The role of educators
Education, its methodologies and content, life orientation tasks, camps, projects, role models etc, should activate an awareness of opportunities and be holistic. They have to be built into every school activity and not planned as another subject on the curriculum.
In this information age, schools should create endless opportunities for activating information through developing children’s ability to have insights which are then converted into permanent habits.
The role of curriculum designers and teachers cannot be stressed enough: Curriculum designers should be paying attention to cultivating, encouraging, and activating the mindsets that are required as prerequisites for business start-up, whilst teachers should develop cross-cutting methodologies that are used in all subjects that then become the creative vehicles for developing entrepreneurial attitudes.
This way, by the time pupils leave school they are prepared to participate entrepreneurially in anything they do. However, this is not an education that remains in the classroom. Parents would be well advised to look for opportunities to foster creativity and new projects with their children.
The role of government
According to Kristie Seawright, Executive director of the Global Economic Monitor, in order for entrepreneurship training to be productive in low-income countries, it needs to be complimented by beneficial government policies, infrastructure, and other basic requirements.
The first stage of instilling entrepreneurship as a culture is by rewarding it socially and financially by society. Whilst the social reward comes from each and everyone one of us celebrating and encouraging entrepreneurial individuals, the financial reward is primarily the government’s responsibility.
In many ways government controls the balance of a country’s risk reward equation, which is a key component in incentivising entrepreneurial activity. A key first action that government must take is to de-stigmatise financial failure. Bankruptcy related laws need to be amended to ensure that one business failure does not mean the end of a person’s career, but rather becomes a learning opportunity for future entrepreneurial success.
Yet there are two sides to this equation and government would be well advised to leverage the rewards on offer for entrepreneurial endeavour – a quick win would be by means of greater taxation concessions for start-up companies.
It is crucial for a developing country such as ours to stimulate and embrace an entrepreneurial spirit to achieve the much-required economic transformation and a stronger presence in the global economy.
There are no lucky individuals who magically acquire entrepreneurial success, just as there are no predictable traits that will give them a competitive entrepreneurial edge.

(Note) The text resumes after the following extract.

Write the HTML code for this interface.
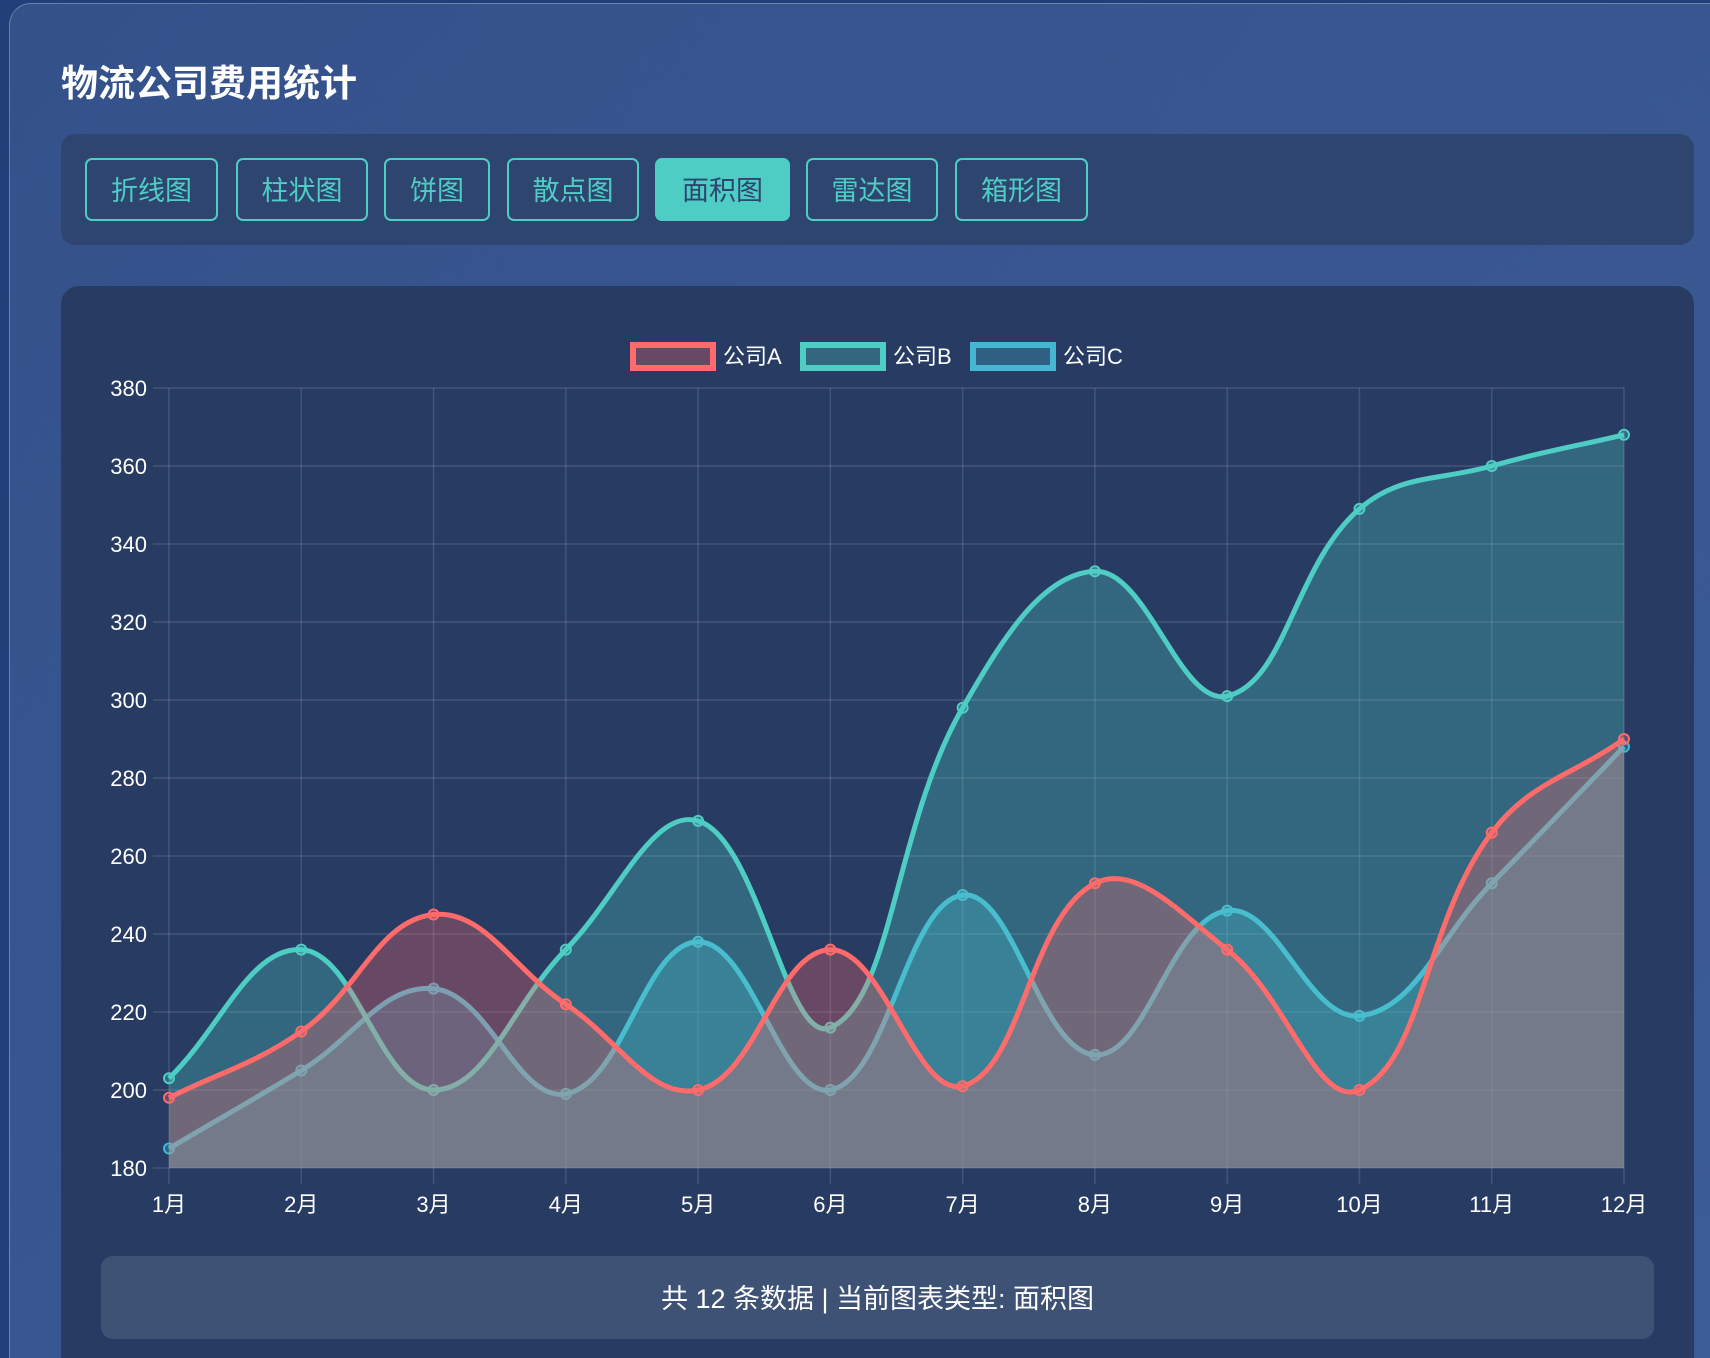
<!DOCTYPE html>
<html><head><meta charset="utf-8">
<style>
html,body{margin:0;padding:0;width:1710px;height:1358px;overflow:hidden;}
body{background:#213f78;font-family:"Liberation Sans","Noto Sans CJK SC",sans-serif;position:relative;}
#panel{position:absolute;left:9px;top:3px;width:1701px;height:1355px;border-radius:22px 0 0 0;background:linear-gradient(135deg,#34518a,#3c5c96);border-left:1px solid rgba(255,255,255,0.25);border-top:1px solid rgba(255,255,255,0.25);}
#title{position:absolute;left:61px;top:53px;font-size:37px;font-weight:bold;color:#fff;}
#bar{position:absolute;left:61px;top:134px;width:1633px;height:111px;border-radius:14px;background:#2e4570;}
.btn{position:absolute;top:24px;height:59px;border:2px solid #4ecdc4;border-radius:7px;color:#4ecdc4;font-size:27px;line-height:63px;text-align:center;box-sizing:content-box;}
.btn.active{background:#4ecdc4;color:#2e4570;}
#card{position:absolute;left:61px;top:286px;width:1633px;height:1072px;border-radius:18px 18px 0 0;background:#283c63;}
#chart{position:absolute;left:0;top:0;}
#footer{position:absolute;left:101px;top:1256px;width:1553px;height:83px;border-radius:12px;background:#3d5275;color:#fff;font-size:27px;line-height:86px;text-align:center;}
</style></head>
<body>
<div id="panel"></div>
<div id="title">物流公司费用统计</div>
<div id="bar">
  <div class="btn" style="left:24px;width:129px">折线图</div>
  <div class="btn" style="left:175px;width:128px">柱状图</div>
  <div class="btn" style="left:323px;width:102px">饼图</div>
  <div class="btn" style="left:446px;width:128px">散点图</div>
  <div class="btn active" style="left:594px;width:131px">面积图</div>
  <div class="btn" style="left:745px;width:128px">雷达图</div>
  <div class="btn" style="left:894px;width:129px">箱形图</div>
</div>
<div id="card"></div>
<svg id="chart" width="1710" height="1358"></svg>
<div id="footer">共 12 条数据 | 当前图表类型: 面积图</div>
<script>
const months = ["1月","2月","3月","4月","5月","6月","7月","8月","9月","10月","11月","12月"];
const seriesA = [198,215,245,222,200,236,201,253,236,200,266,290];
const seriesB = [203,236,200,236,269,216,298,333,301,349,360,368];
const seriesC = [185,205,226,199,238,200,250,209,246,219,253,288];
const seriesNames = ["公司A","公司B","公司C"];
const yTicks = [180,200,220,240,260,280,300,320,340,360,380];

const NS="http://www.w3.org/2000/svg";
const svg=document.getElementById('chart');
const X0=169,X1=1624,Y0=1168,Y1=388,YMIN=180,YMAX=380;
const FONT='"Liberation Sans","Noto Sans CJK SC",sans-serif';
function xs(i){return X0+(X1-X0)*i/(months.length-1);}
function ys(v){return Y0-(v-YMIN)/(YMAX-YMIN)*(Y0-Y1);}
function mk(tag,attrs){const e=document.createElementNS(NS,tag);for(const k in attrs)e.setAttribute(k,attrs[k]);svg.appendChild(e);return e;}

yTicks.forEach(t=>{
  const l=mk('line',{x1:X0-16,x2:X1,y1:ys(t),y2:ys(t),stroke:'rgba(255,255,255,0.13)','stroke-width':1.5});
  
  
  const tx=mk('text',{x:X0-22,y:ys(t)+8,'text-anchor':'end',fill:'#fff','font-size':22,'font-family':FONT});
  tx.textContent=t;
  
  
});
months.forEach((m,i)=>{
  const l=mk('line',{x1:xs(i),x2:xs(i),y1:Y1,y2:Y0+16,stroke:'rgba(255,255,255,0.13)','stroke-width':1.5});
  
  
  const tx=mk('text',{x:xs(i),y:Y0+44,'text-anchor':'middle',fill:'#fff','font-size':22,'font-family':FONT});
  tx.textContent=m;
  
  
});

function splinePath(vals){
  const pts=vals.map((v,i)=>[xs(i),ys(v)]);
  const t=0.4;
  const cps=pts.map((p,i)=>{
    const prev=pts[i-1]||p,next=pts[i+1]||p;
    const d01=Math.hypot(p[0]-prev[0],p[1]-prev[1]);
    const d12=Math.hypot(next[0]-p[0],next[1]-p[1]);
    let fa=d01/(d01+d12)||0,fb=d12/(d01+d12)||0;
    fa*=t;fb*=t;
    return {p:[p[0]-fa*(next[0]-prev[0]),p[1]-fa*(next[1]-prev[1])],n:[p[0]+fb*(next[0]-prev[0]),p[1]+fb*(next[1]-prev[1])]};
  });
  cps.forEach(c=>{c.p[1]=Math.max(Y1,Math.min(Y0,c.p[1]));c.n[1]=Math.max(Y1,Math.min(Y0,c.n[1]));});
  let d='M'+pts[0][0]+','+pts[0][1];
  for(let i=1;i<pts.length;i++){
    d+=' C'+cps[i-1].n[0]+','+cps[i-1].n[1]+' '+cps[i].p[0]+','+cps[i].p[1]+' '+pts[i][0]+','+pts[i][1];
  }
  return d;
}
const defs=[
  {vals:seriesC,line:'#45b7d1',fill:'rgba(69,183,209,0.3)',name:'series-c'},
  {vals:seriesB,line:'#4ecdc4',fill:'rgba(78,205,196,0.3)',name:'series-b'},
  {vals:seriesA,line:'#ff6b6b',fill:'rgba(255,107,107,0.3)',name:'series-a'}
];
defs.forEach(s=>{
  const d=splinePath(s.vals);
  const a=mk('path',{d:d+' L'+xs(s.vals.length-1)+','+Y0+' L'+xs(0)+','+Y0+' Z',fill:s.fill,stroke:'none'});
  
  
  const l=mk('path',{d:d,fill:'none',stroke:s.line,'stroke-width':5});
  
  
  s.vals.forEach((v,i)=>{
    const c=mk('circle',{cx:xs(i),cy:ys(v),r:5,fill:s.fill,stroke:s.line,'stroke-width':2});
    
    
  });
});
const legendX=[630,800,970];
const legCols=[['#ff6b6b','rgba(255,107,107,0.3)'],['#4ecdc4','rgba(78,205,196,0.3)'],['#45b7d1','rgba(69,183,209,0.3)']];
seriesNames.forEach((n,i)=>{
  const r=mk('rect',{x:legendX[i]+3,y:345,width:80,height:23,fill:legCols[i][1],stroke:legCols[i][0],'stroke-width':6});
  
  
  const tx=mk('text',{x:legendX[i]+93,y:364,fill:'#fff','font-size':22,'font-family':FONT});
  tx.textContent=n;
  
  
});
</script>
</body></html>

There is no consistent profile of an entrepreneurial individual. Some are extroverted, others the opposite. The only common thread found across entrepreneurs is a deep desire for achievement and a discontent with the current status of a particular context.
In much the same way that a consistent proportion of the population across different countries excels at mathematics, it is likely that a similar proportion of the population are entrepreneurs. It is believed that this proportion is approximately 20%. In South Africa the actual level of entrepeneurship currently sits at 5% which leaves us with a deficit of 15%.
We need to understand why this deficit exists and attempt to unleash the latent entrepreneurial activity that should exist within that 15% .
These individuals do not need to be taught entrepreneurship as much as opened up to the possibility and then to be encouraged to exercise their natural ability in this area.
This does not exclude the remaining 80% of the population group where the question of nurture vs nature and whether entrepreneurship can be taught becomes even more amplified.
Not everyone can be an entrepreneur; however, it is imperative that the skills and attitudes of an entrepreneurial mindset are adopted more widely in response to the increased rate of change in society.